The intimidation directed against Shiner’s Birmingham firm, Public Interest Lawyers (PIL), and his family has been condemned by the Law Society, which represents solicitors in England and Wales. The level of abuse has risen since cases relating to the treatment of Iraqi detainees between 2003 and 2008 were referred to the international criminal court in the Hague.
The firm’s withdrawal in March of other claims made at the al-Sweady inquiry – that British troops killed unarmed civilians they had captured and taken back to an army base – has added to the furore surrounding the Iraqi cases.
The Law Society has now written to Chris Sims, the chief constable of West Midlands police, and the justice secretary, Chris Grayling, requesting that the firm be protected and an inquiry launched.
Shiner said: “The threats made against PIL, my family and me are distressing, to say the least. It is apparent that some people object to and disapprove of the work carried out by PIL, but the directing of abuse at PIL for the legitimate work we do to uphold the rule of law in a democratic country cannot continue unchallenged.”
It is not the first time Shiner has been targeted. An earlier police investigation into threats against him resulted in a prosecution under the Malicious Communications Act in 2010.
In a letter sent to barristers’ chambers in London this week, PIL claimed that the abuse was linked to negative articles in the media about the firm’s work, with headlines such as “As we denigrate our troops, lawyers get rich“.
The letter also accuses “the government, at the highest level” of hostility “in the hope, perhaps, that something untoward will happen to him”. It also raises the possibility that some of the abuse may have come from those associated with the English Defence League, which, it says, has a large membership of ex-soldiers.
The letter mentions a picture that showed Shiner with a rope round his neck, saying: “Anti-British scumbag socialist lawyer”.
The letter also refers to the sequence of events that led up to the killing of the Belfast solicitor Patrick Finucane in 1989 and ministerial statements about solicitors who were “unduly sympathetic to the cause of the IRA“.
PIL’s letter states: “[We] do not want to draw a direct comparison between the climate in Northern Ireland during the Troubles and the current climate in the UK with regard to solicitors representing Iraqis on the legal aid fund.
“However, Phil has repeatedly dismissed these threats and has finally awoken to the fact that there are similarities, which we must take as warning signs.”
Nicholas Fluck, president of the Law Society, said: “Every citizen in this country enjoys the protection of the rule of law. That is a precious right. Those rights depend on lawyers presenting their client’s cases without fear or favour, no matter how unpopular or unattractive some might [consider] those clients or the cases brought before the courts.
“We are all the poorer and less free if the lawyers representing such cases are threatened or placed under duress, as Mr Shiner has experienced.
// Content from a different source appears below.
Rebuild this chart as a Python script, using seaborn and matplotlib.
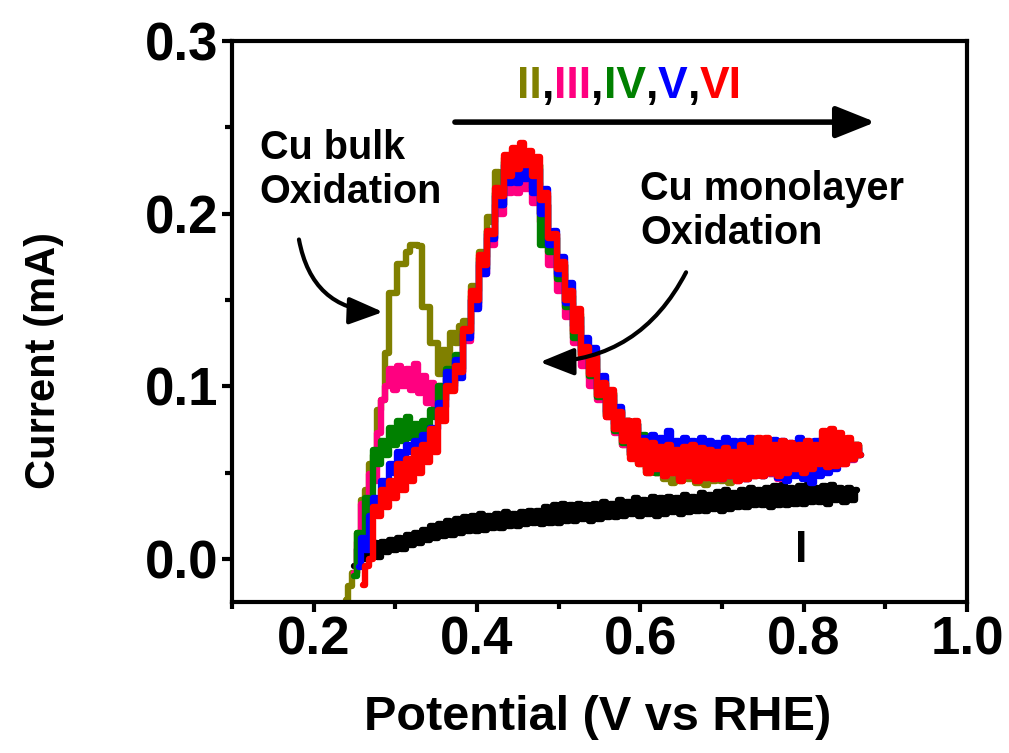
import numpy as np
import pandas as pd
import matplotlib
matplotlib.use("Agg")
import matplotlib.pyplot as plt
import seaborn as sns
from matplotlib.patches import ArrowStyle
from matplotlib.ticker import MultipleLocator, FormatStrFormatter

nan = np.nan

# Potential grid (V vs RHE): start and step of the sampled scan
scan_start = 0.24
scan_step = 0.005

# Current (mA) for each scan (2 values, then rows of 10 starting at 0.25, 0.30, ...)
scan_I = [nan, nan,
    -0.004, 0.006, 0.000, 0.008, 0.002, 0.009, 0.001, 0.010, 0.004, 0.011,
    0.005, 0.012, 0.006, 0.014, 0.008, 0.015, 0.009, 0.017, 0.011, 0.019,
    0.012, 0.020, 0.013, 0.022, 0.014, 0.023, 0.015, 0.024, 0.016, 0.025,
    0.016, 0.026, 0.017, 0.025, 0.018, 0.026, 0.018, 0.027, 0.019, 0.026,
    0.019, 0.027, 0.020, 0.028, 0.021, 0.028, 0.020, 0.030, 0.021, 0.031,
    0.021, 0.032, 0.022, 0.031, 0.022, 0.032, 0.023, 0.031, 0.022, 0.032,
    0.023, 0.033, 0.024, 0.032, 0.024, 0.034, 0.025, 0.033, 0.026, 0.035,
    0.025, 0.034, 0.026, 0.036, 0.025, 0.035, 0.026, 0.036, 0.027, 0.035,
    0.026, 0.037, 0.027, 0.036, 0.028, 0.038, 0.028, 0.037, 0.029, 0.039,
    0.028, 0.040, 0.029, 0.038, 0.030, 0.040, 0.030, 0.041, 0.031, 0.040,
    0.031, 0.041, 0.030, 0.042, 0.031, 0.043, 0.031, 0.041, 0.032, 0.042,
    0.032, 0.043, 0.033, 0.041, 0.033, 0.042, 0.032, 0.043, 0.034, 0.041,
    0.033, 0.041, 0.034, 0.040, nan]

scan_II = [-0.024, -0.016,
    -0.008, 0.015, 0.034, 0.040, 0.055, 0.060, 0.086, 0.092, 0.119, 0.154,
    0.154, 0.171, 0.171, 0.178, 0.182, 0.182, 0.181, 0.146, 0.146, 0.125,
    0.125, 0.107, 0.121, 0.110, 0.131, 0.125, 0.135, 0.138, 0.136, 0.158,
    0.155, 0.178, 0.175, 0.198, 0.195, 0.224, 0.212, 0.232, 0.222, 0.236,
    0.222, 0.236, 0.225, 0.232, 0.215, 0.228, 0.200, 0.210, 0.180, 0.188,
    0.163, 0.170, 0.148, 0.156, 0.130, 0.142, 0.116, 0.124, 0.105, 0.118,
    0.094, 0.104, 0.084, 0.096, 0.074, 0.086, 0.066, 0.080, 0.060, 0.078,
    0.055, 0.070, 0.050, 0.066, 0.050, 0.066, 0.046, 0.068, 0.044, 0.066,
    0.045, 0.066, 0.046, 0.066, 0.044, 0.068, 0.043, 0.064, 0.045, 0.066,
    0.045, 0.068, 0.044, 0.064, 0.046, 0.066, 0.046, 0.064, 0.048, 0.066,
    0.048, 0.066, 0.049, 0.066, 0.047, 0.066, 0.049, 0.065, 0.050, 0.066,
    0.050, 0.064, 0.052, 0.066, 0.054, 0.070, 0.052, 0.070, 0.054, 0.068,
    0.056, 0.067, 0.058, 0.066, 0.060]

scan_III = [nan, nan,
    -0.008, 0.010, 0.032, 0.028, 0.049, 0.045, 0.073, 0.092, 0.100, 0.110,
    0.098, 0.112, 0.100, 0.110, 0.098, 0.113, 0.096, 0.106, 0.090, 0.102,
    0.088, 0.100, 0.095, 0.105, 0.100, 0.112, 0.108, 0.130, 0.126, 0.150,
    0.146, 0.170, 0.165, 0.186, 0.182, 0.205, 0.200, 0.218, 0.212, 0.222,
    0.212, 0.225, 0.214, 0.224, 0.206, 0.218, 0.195, 0.205, 0.170, 0.178,
    0.155, 0.165, 0.140, 0.148, 0.125, 0.135, 0.112, 0.122, 0.100, 0.110,
    0.092, 0.100, 0.082, 0.092, 0.073, 0.085, 0.066, 0.080, 0.060, 0.076,
    0.056, 0.070, 0.052, 0.066, 0.050, 0.065, 0.048, 0.066, 0.050, 0.064,
    0.046, 0.064, 0.048, 0.066, 0.046, 0.064, 0.047, 0.063, 0.046, 0.063,
    0.046, 0.064, 0.048, 0.063, 0.045, 0.065, 0.046, 0.064, 0.048, 0.068,
    0.048, 0.068, 0.049, 0.066, 0.046, 0.067, 0.049, 0.066, 0.050, 0.066,
    0.049, 0.066, 0.051, 0.064, 0.053, 0.070, 0.052, 0.071, 0.053, 0.070,
    0.055, 0.068, 0.057, 0.066, 0.060]

scan_IV = [nan, nan,
    -0.010, 0.015, 0.010, 0.035, 0.028, 0.063, 0.055, 0.068, 0.060, 0.076,
    0.066, 0.080, 0.068, 0.082, 0.070, 0.078, 0.072, 0.080, 0.075, 0.086,
    0.082, 0.100, 0.092, 0.110, 0.102, 0.118, 0.110, 0.132, 0.130, 0.152,
    0.148, 0.174, 0.168, 0.190, 0.186, 0.212, 0.205, 0.230, 0.220, 0.234,
    0.222, 0.236, 0.225, 0.232, 0.215, 0.228, 0.182, 0.205, 0.178, 0.186,
    0.162, 0.170, 0.146, 0.152, 0.128, 0.140, 0.118, 0.124, 0.106, 0.116,
    0.094, 0.102, 0.083, 0.096, 0.074, 0.086, 0.067, 0.080, 0.060, 0.078,
    0.056, 0.072, 0.052, 0.066, 0.050, 0.064, 0.049, 0.066, 0.051, 0.064,
    0.046, 0.064, 0.049, 0.066, 0.046, 0.064, 0.048, 0.063, 0.047, 0.063,
    0.047, 0.064, 0.049, 0.063, 0.046, 0.065, 0.047, 0.064, 0.049, 0.068,
    0.049, 0.068, 0.050, 0.066, 0.049, 0.067, 0.050, 0.066, 0.051, 0.066,
    0.050, 0.066, 0.052, 0.064, 0.054, 0.070, 0.053, 0.071, 0.054, 0.070,
    0.056, 0.068, 0.058, 0.066, 0.060]

scan_V = [nan, nan,
    nan, -0.005, 0.012, 0.005, 0.025, 0.035, 0.030, 0.045, 0.042, 0.055,
    0.050, 0.062, 0.058, 0.066, 0.062, 0.068, 0.065, 0.072, 0.068, 0.076,
    0.075, 0.090, 0.088, 0.108, 0.098, 0.115, 0.105, 0.130, 0.128, 0.150,
    0.145, 0.172, 0.165, 0.188, 0.185, 0.210, 0.205, 0.228, 0.218, 0.230,
    0.218, 0.232, 0.220, 0.230, 0.212, 0.226, 0.200, 0.214, 0.182, 0.190,
    0.165, 0.175, 0.148, 0.160, 0.135, 0.140, 0.120, 0.128, 0.110, 0.122,
    0.098, 0.106, 0.085, 0.095, 0.078, 0.088, 0.070, 0.078, 0.062, 0.078,
    0.058, 0.070, 0.055, 0.072, 0.052, 0.070, 0.050, 0.074, 0.052, 0.068,
    0.048, 0.070, 0.050, 0.068, 0.046, 0.070, 0.048, 0.068, 0.047, 0.067,
    0.046, 0.070, 0.048, 0.068, 0.047, 0.068, 0.046, 0.070, 0.050, 0.066,
    0.048, 0.066, 0.050, 0.069, 0.047, 0.068, 0.045, 0.067, 0.048, 0.070,
    0.046, 0.066, 0.044, 0.068, 0.048, 0.062, 0.050, 0.068, 0.052, 0.066,
    0.056, 0.066, 0.058, 0.064, 0.060]

scan_VI = [nan, nan,
    nan, nan, -0.015, -0.004, 0.000, 0.030, 0.025, 0.040, 0.030, 0.045,
    0.035, 0.055, 0.040, 0.058, 0.045, 0.063, 0.050, 0.066, 0.056, 0.075,
    0.062, 0.086, 0.080, 0.100, 0.097, 0.112, 0.108, 0.133, 0.132, 0.155,
    0.150, 0.176, 0.170, 0.190, 0.188, 0.215, 0.210, 0.234, 0.222, 0.238,
    0.226, 0.241, 0.228, 0.236, 0.222, 0.233, 0.208, 0.212, 0.186, 0.188,
    0.168, 0.172, 0.150, 0.155, 0.132, 0.145, 0.118, 0.123, 0.107, 0.117,
    0.095, 0.102, 0.082, 0.098, 0.075, 0.085, 0.068, 0.080, 0.058, 0.080,
    0.055, 0.068, 0.050, 0.067, 0.052, 0.065, 0.048, 0.066, 0.050, 0.063,
    0.045, 0.065, 0.048, 0.066, 0.045, 0.064, 0.047, 0.063, 0.046, 0.062,
    0.046, 0.064, 0.048, 0.062, 0.045, 0.066, 0.046, 0.064, 0.048, 0.070,
    0.048, 0.070, 0.050, 0.066, 0.048, 0.068, 0.050, 0.067, 0.052, 0.066,
    0.050, 0.068, 0.052, 0.066, 0.055, 0.074, 0.053, 0.075, 0.054, 0.073,
    0.055, 0.070, 0.058, 0.066, 0.060]

scan_names = ["I", "II", "III", "IV", "V", "VI"]
scan_colors = ["#000000", "#808000", "#FF0080", "#008000", "#0000FF", "#FF0000"]

x_ticks = [0.2, 0.4, 0.6, 0.8, 1.0]
y_ticks = [0.0, 0.1, 0.2, 0.3]

# ---- build long table ----
series = [scan_I, scan_II, scan_III, scan_IV, scan_V, scan_VI]
frames = []
for name, vals in zip(scan_names, series):
    pot = np.round(scan_start + scan_step * np.arange(len(vals)), 3)
    frames.append(pd.DataFrame({"Potential": pot, "Current": vals, "scan": name}))
df = pd.concat(frames, ignore_index=True).dropna()

sns.set_theme(style="ticks")
plt.rcParams["font.family"] = ["Liberation Sans", "DejaVu Sans"]
plt.rcParams["font.weight"] = "bold"
for key in ["text.color", "axes.labelcolor", "xtick.color", "ytick.color",
            "xtick.labelcolor", "ytick.labelcolor", "axes.edgecolor"]:
    plt.rcParams[key] = "black"

fig = plt.figure(figsize=(10.09, 7.53), dpi=100)
ax = fig.add_axes([0.2299, 0.2005, 0.7285, 0.7451])

sns.lineplot(data=df, x="Potential", y="Current", hue="scan", hue_order=scan_names,
             palette=dict(zip(scan_names, scan_colors)), estimator=None, sort=False,
             drawstyle="steps-mid", linewidth=4.6, legend=False, ax=ax,
             solid_joinstyle="round", solid_capstyle="round")

ax.set_xlim(0.1, 1.0)
ax.set_ylim(-0.025, 0.3)
ax.set_xticks(x_ticks)
ax.set_yticks(y_ticks)
ax.xaxis.set_minor_locator(MultipleLocator(0.1))
ax.yaxis.set_minor_locator(MultipleLocator(0.05))
ax.xaxis.set_major_formatter(FormatStrFormatter("%.1f"))
ax.yaxis.set_major_formatter(FormatStrFormatter("%.1f"))

for sp in ax.spines.values():
    sp.set_visible(True)
    sp.set_linewidth(3)
    sp.set_color("black")
ax.tick_params(which="major", direction="out", length=7, width=3, labelsize=38, pad=3,
               colors="black")
ax.tick_params(which="minor", direction="out", length=5, width=3)
for lab in ax.get_xticklabels() + ax.get_yticklabels():
    lab.set_fontweight("bold")

ax.set_xlabel("Potential (V vs RHE)", fontsize=35, fontweight="bold")
ax.set_ylabel("Current (mA)", fontsize=30, fontweight="bold")
ax.xaxis.set_label_coords(0.498, -0.165)
ax.yaxis.set_label_coords(-0.228, 0.43)

# ---- annotations ----
ax.text(0.134, 0.249, "Cu bulk\nOxidation", fontsize=28.5, fontweight="bold",
        ha="left", va="top", linespacing=1.2)
ax.text(0.600, 0.225, "Cu monolayer\nOxidation", fontsize=28.5, fontweight="bold",
        ha="left", va="top", linespacing=1.2)
ax.text(0.797, 0.0046, "I", fontsize=32, fontweight="bold", ha="center", va="center")

parts = [("II", scan_colors[1]), (",", "black"), ("III", scan_colors[2]), (",", "black"),
         ("IV", scan_colors[3]), (",", "black"), ("V", scan_colors[4]), (",", "black"),
         ("VI", scan_colors[5])]
t = ax.text(0.449, 0.267, parts[0][0], color=parts[0][1], fontsize=32,
            fontweight="bold", ha="left", va="baseline")
for s, c in parts[1:]:
    t = ax.annotate(s, xy=(1, 0), xycoords=t, xytext=(0, 0), textcoords="offset points",
                    color=c, fontsize=32, fontweight="bold", ha="left", va="bottom")

head = ArrowStyle("-|>", head_length=0.8, head_width=0.32)
ax.annotate("", xy=(0.888, 0.253), xytext=(0.373, 0.253),
            arrowprops=dict(arrowstyle=head, mutation_scale=30, lw=4, color="black",
                            shrinkA=0, shrinkB=0))
ax.annotate("", xy=(0.285, 0.143), xytext=(0.182, 0.185),
            arrowprops=dict(arrowstyle=head, mutation_scale=26, lw=3, color="black",
                            shrinkA=0, shrinkB=0, connectionstyle="arc3,rad=0.4"))
ax.annotate("", xy=(0.477, 0.114), xytext=(0.656, 0.166),
            arrowprops=dict(arrowstyle=head, mutation_scale=26, lw=3, color="black",
                            shrinkA=0, shrinkB=0, connectionstyle="arc3,rad=-0.3"))

fig.savefig("out.png", dpi=100)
“It is precisely because of the role that lawyers play in free societies that under the UN’s basic principles on the role of lawyers, governments must ensure that lawyers are able to perform all of their professional functions without intimidation. All lawyers should be able to carry out their legitimate work freely and without fear of reprisal.”
A Ministry of Defence spokesperson said: “We totally condemn any threats of violence [that] may have been made, but it is ridiculous to blame government ministers. It is only right that the department robustly defends the reputation of the armed forces and seeks to make sure no taxpayers’ money is wasted, especially where dubious cases are brought.”
The West Midlands police are investigating allegations of 17 “malicious” messages; one seems to be racially motivated.